Britain's leading politicians took time out from the election trail on Saturday (2 May) to send their best wishes to the Duke and Duchess of Cambridge, after Duchess Kate gave birth to a girl.

The royal family's newest member was born at 8.34am, some 2-1/2 hours after Kate Middleton was admitted in the early stages of labour to St Mary's Hospital, West London, the couple's Kensington Palace residence said in a statement.

Prime Minister David Cameron tweeted: "Congratulations to the Duke and Duchess of Cambridge on the birth of their baby girl. I'm absolutely delighted for them," while Labour leader Ed Miliband said the news was fantastic and added, "I know the whole country will be wishing them well."

The Liberal Democrat leader Nick Clegg described how he'd learned the news of the new royal arrival.

"Suddenly, I saw the television was on in the background in the sitting room, and I saw the newsflash up, that a new royal baby has been born this morning," he told supporters in Sheffield, England. "So can we give a great Lib Dem cheer for the wonderful news, for the wonderful news the Duke and Duchess of Cambridge have had a healthy baby girl."

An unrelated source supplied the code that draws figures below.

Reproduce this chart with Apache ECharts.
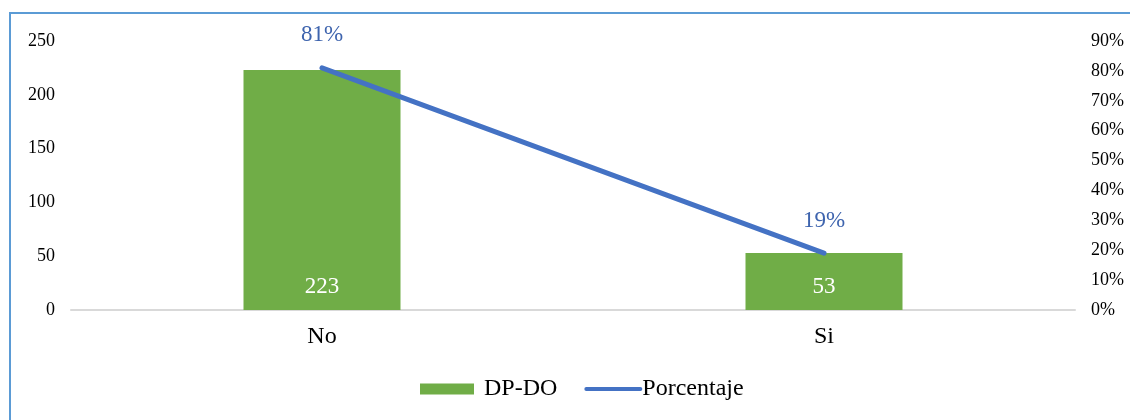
<!DOCTYPE html>
<html>
<head>
<meta charset="utf-8">
<script src="https://cdn.jsdelivr.net/npm/echarts@6/dist/echarts.min.js"></script>
<style>
  html, body { margin: 0; padding: 0; background: #fff; }
  #chart { width: 1130px; height: 420px; }
</style>
</head>
<body>
<div id="chart"></div>
<script>
// datos
const categorias = ['No', 'Si']
const dpdo = [223, 53]
const porcentaje = [0.81, 0.19]

const fuente = '"Liberation Serif", "Times New Roman", serif'

const chart = echarts.init(document.getElementById('chart'))

const option = {
  backgroundColor: '#fff',
  animation: false,
  textStyle: { fontFamily: fuente },
  // marco del gráfico
  graphic: [
    {
      type: 'rect',
      shape: { x: 10, y: 13, width: 1300, height: 600 },
      style: { fill: 'transparent', stroke: '#5B9BD5', lineWidth: 2 },
      silent: true
    }
  ],
  grid: { left: 71, right: 55, top: 41, bottom: 110 },
  legend: {
    left: 420,
    top: 377,
    padding: 0,
    itemGap: 27,
    itemWidth: 54,
    itemHeight: 11,
    textStyle: { fontFamily: fuente, fontSize: 24, color: '#000' },
    data: [
      { name: 'DP-DO', icon: 'rect', textStyle: { padding: [0, 0, 0, 5] } },
      {
        name: 'Porcentaje',
        itemStyle: { opacity: 0 },
        lineStyle: { width: 4, cap: 'round' },
        textStyle: { padding: [0, 0, 0, -3] }
      }
    ]
  },
  xAxis: {
    type: 'category',
    data: categorias,
    axisLine: { lineStyle: { color: '#D9D9D9', width: 2 } },
    axisTick: { show: false },
    axisLabel: { fontFamily: fuente, fontSize: 24, color: '#000', margin: 15 }
  },
  yAxis: [
    {
      type: 'value',
      min: 0,
      max: 250,
      interval: 50,
      splitLine: { show: false },
      axisLine: { show: false },
      axisTick: { show: false },
      axisLabel: { fontFamily: fuente, fontSize: 18, color: '#000', margin: 16 }
    },
    {
      type: 'value',
      min: 0,
      max: 0.9,
      interval: 0.1,
      splitLine: { show: false },
      axisLine: { show: false },
      axisTick: { show: false },
      axisLabel: {
        fontFamily: fuente,
        fontSize: 18,
        color: '#000',
        margin: 16,
        formatter: v => Math.round(v * 100) + '%'
      }
    }
  ],
  series: [
    {
      name: 'DP-DO',
      type: 'bar',
      data: dpdo,
      barWidth: 157,
      itemStyle: { color: '#70AD47' },
      label: {
        show: true,
        position: 'insideBottom',
        distance: 12,
        color: '#fff',
        fontFamily: fuente,
        fontSize: 23
      }
    },
    {
      name: 'Porcentaje',
      type: 'line',
      yAxisIndex: 1,
      data: porcentaje,
      symbol: 'circle',
      symbolSize: 0,
      lineStyle: { color: '#4472C4', width: 5, cap: 'round' },
      itemStyle: { color: '#4472C4' },
      label: {
        show: true,
        position: 'top',
        distance: 21,
        color: '#3E64AE',
        fontFamily: fuente,
        fontSize: 23,
        formatter: p => Math.round(p.value * 100) + '%'
      }
    }
  ]
}

chart.setOption(option)
</script>
</body>
</html>
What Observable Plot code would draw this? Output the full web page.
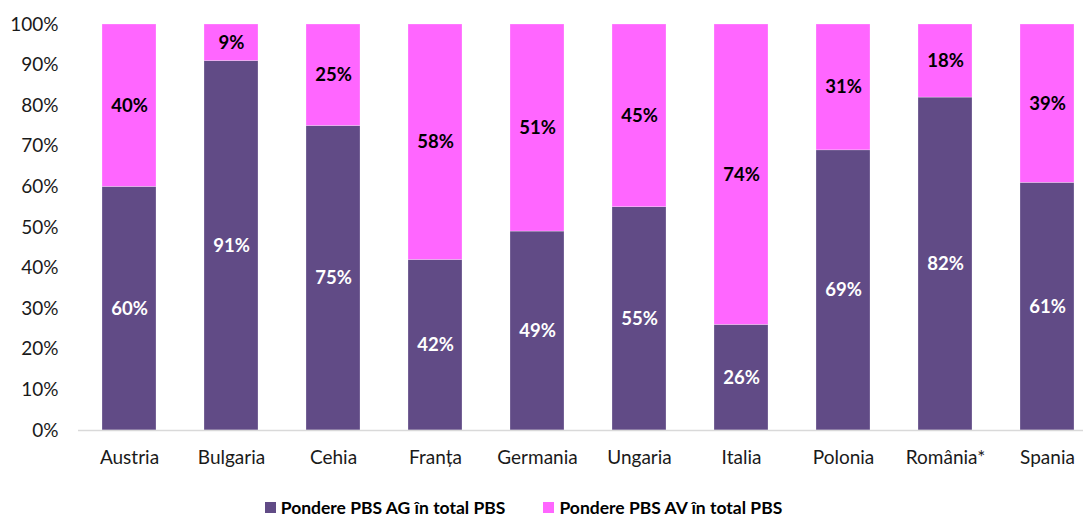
<!DOCTYPE html>
<html>
<head>
<meta charset="utf-8">
<script src="https://cdn.jsdelivr.net/npm/d3@7"></script>
<script src="https://cdn.jsdelivr.net/npm/@observablehq/plot@0.6"></script>
<style>
  body { margin: 0; background: white; font-family: Lato, "Open Sans", sans-serif; }
  #legend { display: flex; justify-content: center; gap: 38px; height: 46px; align-items: center; padding-right: 36px; padding-top: 28px; box-sizing: border-box; }
  .item { display: flex; align-items: center; gap: 5px; font-weight: bold; font-size: 17.5px; color: #000; }
  .sw { width: 11px; height: 11px; display: inline-block; }
</style>
</head>
<body>
<div id="chart"></div>
<div id="legend"></div>
<script>
const countries = ["Austria", "Bulgaria", "Cehia", "Franța", "Germania", "Ungaria", "Italia", "Polonia", "România*", "Spania"];
const ag = [60, 91, 75, 42, 49, 55, 26, 69, 82, 61];
const av = [40, 9, 25, 58, 51, 45, 74, 31, 18, 39];
const seriesNames = ["Pondere PBS AG în total PBS", "Pondere PBS AV în total PBS"];
const colors = ["#614B86", "#FF66FF"];
const yTicks = [0, 10, 20, 30, 40, 50, 60, 70, 80, 90, 100];

const data = [];
countries.forEach((c, i) => {
  data.push({country: c, series: seriesNames[0], value: ag[i]});
  data.push({country: c, series: seriesNames[1], value: av[i]});
});

const stackOpts = {x: "country", y: "value", z: "series", order: seriesNames};

const plot = Plot.plot({
  width: 1083,
  height: 470,
  marginLeft: 78,
  marginRight: 0,
  marginTop: 24,
  marginBottom: 40,
  style: {fontFamily: "Lato, 'Open Sans', sans-serif", fontSize: "19px", color: "#1a1a1a", overflow: "visible"},
  x: {domain: countries, range: [78, 1098], paddingInner: 0.47, paddingOuter: 0.235, label: null, tickSize: 0, tickPadding: 20},
  y: {domain: [0, 100], ticks: yTicks, tickFormat: d => d + "%", label: null, tickSize: 0, tickPadding: 20},
  color: {domain: seriesNames, range: colors},
  marks: [
    Plot.barY(data, Plot.stackY({...stackOpts, fill: "series", stroke: "white", strokeOpacity: 0.5, strokeWidth: 0.5})),
    Plot.text(data, Plot.stackY({...stackOpts, y: "value", text: d => Math.round(d.value) + "%",
      fill: d => d.series === seriesNames[0] ? "white" : "black",
      fontWeight: "bold", fontSize: 18.5})),
    Plot.ruleY([0], {stroke: "#d9d9d9", strokeWidth: 1.5})
  ]
});
document.getElementById("chart").appendChild(plot);

const legend = document.getElementById("legend");
seriesNames.forEach((s, i) => {
  const item = document.createElement("div");
  item.className = "item";
  const sw = document.createElement("span");
  sw.className = "sw";
  sw.style.background = colors[i];
  item.appendChild(sw);
  const t = document.createElement("span");
  t.textContent = s;
  item.appendChild(t);
  legend.appendChild(item);
});
</script>
</body>
</html>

In Ramsgate, UK Independent Party (Ukip) leader Nigel Farage toasted the arrival of the royal baby at a pub.

"I sent an order out to all 5,000 UKIP candidates that they're all, in whatever drink of their choice, to toast the royal birth and to say congratulations to the happy couple, and long happy life to the girl," he said.

The birth will provide a welcome distraction for many Britons from the country's knife-edge general election campaign, which comes to a head with the vote next Thursday (7 May).